What you need to do: Only the lines from the start of the data to the line containing "const yRange = [-5.4, 3.4];", both included, should be output, exactly and without pictures.

Available data:
=-=-=-=-=
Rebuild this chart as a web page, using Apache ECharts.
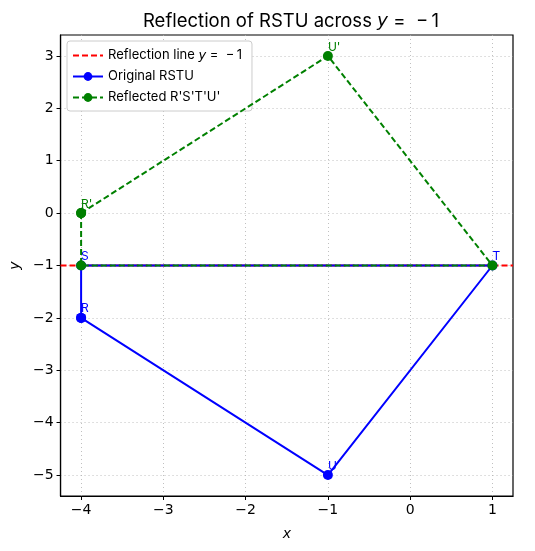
<!DOCTYPE html>
<html><head><meta charset="utf-8">
<script src="https://cdn.jsdelivr.net/npm/echarts@6/dist/echarts.min.js"></script>
<style>html,body{margin:0;padding:0;background:#fff}#c{width:535px;height:551px}</style>
</head><body><div id="c"></div>
<script>
const origNames = ['R','S','T','U'];
const origX = [-4, -4, 1, -1];
const origY = [-2, -1, -1, -5];
const reflNames = ["R'", "S'", "T'", "U'"];
const reflX = [-4, -4, 1, -1];
const reflY = [0, -1, -1, 3];
const reflLabelShown = [true, false, false, true];
const lineY = -1;
const xTicks = [-4, -3, -2, -1, 0, 1];
const yTicks = [-5, -4, -3, -2, -1, 0, 1, 2, 3];
const xRange = [-4.25, 1.25];
const yRange = [-5.4, 3.4];

function closed(xs, ys, names, shown) {
  const d = xs.map((x, i) => ({ value: [x, ys[i]], name: names[i], label: { show: shown ? shown[i] : true } }));
  d.push({ value: [xs[0], ys[0]], name: '', label: { show: false } });
  return d;
}
const chart = echarts.init(document.getElementById('c'), null, { renderer: 'canvas' });
const tickFont = 'DejaVu Sans';
const uiFont = 'Inter';
const dashIcon = 'path://M0,0h6v2h-6z M9,0h6v2h-6z M18,0h6v2h-6z M27,0h3v2h-3z';
chart.setOption({
  animation: false,
  backgroundColor: '#fff',
  title: {
    text: 'Reflection of RSTU across {i|y} =  \u2212\u20091',
    left: 286, textAlign: 'center', top: 7,
    textStyle: { fontFamily: uiFont, fontSize: 18.5, fontWeight: 'normal', color: '#000',
      rich: { i: { fontFamily: 'DejaVu Sans', fontStyle: 'italic', fontSize: 18.5 } } }
  },
  legend: {
    left: 67, top: 41, orient: 'vertical', itemGap: 8, itemWidth: 30, itemHeight: 11,
    backgroundColor: '#fff', borderColor: '#ccc', borderWidth: 1, borderRadius: 3, padding: [8, 10, 7, 5],
    textStyle: { fontFamily: uiFont, fontSize: 13, color: '#000',
      rich: { i: { fontFamily: 'DejaVu Sans', fontStyle: 'italic', fontSize: 13 } } },
    data: [
      { name: 'Reflection line y = −1', icon: dashIcon, itemStyle: { color: '#ff0000' } },
      'Original RSTU', "Reflected R'S'T'U'"
    ],
    formatter: n => n === 'Reflection line y = −1' ? 'Reflection line {i|y} =  \u2212\u20091' : n
  },
  grid: { left: 59, right: 22, top: 35, bottom: 55, show: true, borderColor: '#000', borderWidth: 1.2, backgroundColor: 'transparent' },
  xAxis: {
    type: 'value', min: xRange[0], max: xRange[1],
    name: 'x', nameLocation: 'middle', nameGap: 31,
    nameTextStyle: { fontFamily: 'DejaVu Sans', fontStyle: 'italic', fontSize: 14, color: '#000' },
    axisLine: { show: true, onZero: false, lineStyle: { color: '#000', width: 1.2 } },
    axisTick: { show: true, customValues: xTicks, length: 4, lineStyle: { color: '#000' } },
    axisLabel: { customValues: xTicks, fontFamily: tickFont, fontSize: 14, color: '#000', margin: 7,
      formatter: v => (v < 0 ? '−' + Math.abs(v) : '' + v) },
    splitLine: { show: true, lineStyle: { color: '#b0b0b0', type: [1, 3], width: 0.8 } }
  },
  yAxis: {
    type: 'value', min: yRange[0], max: yRange[1],
    name: 'y', nameLocation: 'middle', nameGap: 38,
    nameTextStyle: { fontFamily: 'DejaVu Sans', fontStyle: 'italic', fontSize: 14, color: '#000' },
    axisLine: { show: true, onZero: false, lineStyle: { color: '#000', width: 1.2 } },
    axisTick: { show: true, customValues: yTicks, length: 4, lineStyle: { color: '#000' } },
    axisLabel: { customValues: yTicks, fontFamily: tickFont, fontSize: 14, color: '#000', margin: 7,
      formatter: v => (v < 0 ? '−' + Math.abs(v) : '' + v) },
    splitLine: { show: true, lineStyle: { color: '#b0b0b0', type: [1, 3], width: 0.8 } }
  },
  series: [
    {
      name: 'Reflection line y = −1', type: 'line', z: 2,
      data: [[xRange[0], lineY], [xRange[1], lineY]],
      symbol: 'none', showSymbol: false,
      lineStyle: { color: '#ff0000', type: [6, 3], width: 2 }, itemStyle: { color: '#ff0000' }
    },
    {
      name: 'Original RSTU', type: 'line', z: 3,
      data: closed(origX, origY, origNames),
      symbol: 'circle', symbolSize: 10,
      lineStyle: { color: '#0000ff', width: 2 }, itemStyle: { color: '#0000ff' },
      label: { show: true, formatter: p => p.name, position: [5, -10], color: '#0000ff', fontFamily: uiFont, fontSize: 12 }
    },
    {
      name: "Reflected R'S'T'U'", type: 'line', z: 4,
      data: closed(reflX, reflY, reflNames, reflLabelShown),
      symbol: 'circle', symbolSize: 10,
      lineStyle: { color: '#008000', width: 2, type: [6, 3] }, itemStyle: { color: '#008000' },
      label: { show: true, formatter: p => p.name, position: [5, -10], color: '#008000', fontFamily: uiFont, fontSize: 12 }
    }
  ]
});
</script></body></html>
=-=-=-=-=
Final result:
Rebuild this chart as a web page, using Apache ECharts.
<!DOCTYPE html>
<html><head><meta charset="utf-8">
<script src="https://cdn.jsdelivr.net/npm/echarts@6/dist/echarts.min.js"></script>
<style>html,body{margin:0;padding:0;background:#fff}#c{width:535px;height:551px}</style>
</head><body><div id="c"></div>
<script>
const origNames = ['R','S','T','U'];
const origX = [-4, -4, 1, -1];
const origY = [-2, -1, -1, -5];
const reflNames = ["R'", "S'", "T'", "U'"];
const reflX = [-4, -4, 1, -1];
const reflY = [0, -1, -1, 3];
const reflLabelShown = [true, false, false, true];
const lineY = -1;
const xTicks = [-4, -3, -2, -1, 0, 1];
const yTicks = [-5, -4, -3, -2, -1, 0, 1, 2, 3];
const xRange = [-4.25, 1.25];
const yRange = [-5.4, 3.4];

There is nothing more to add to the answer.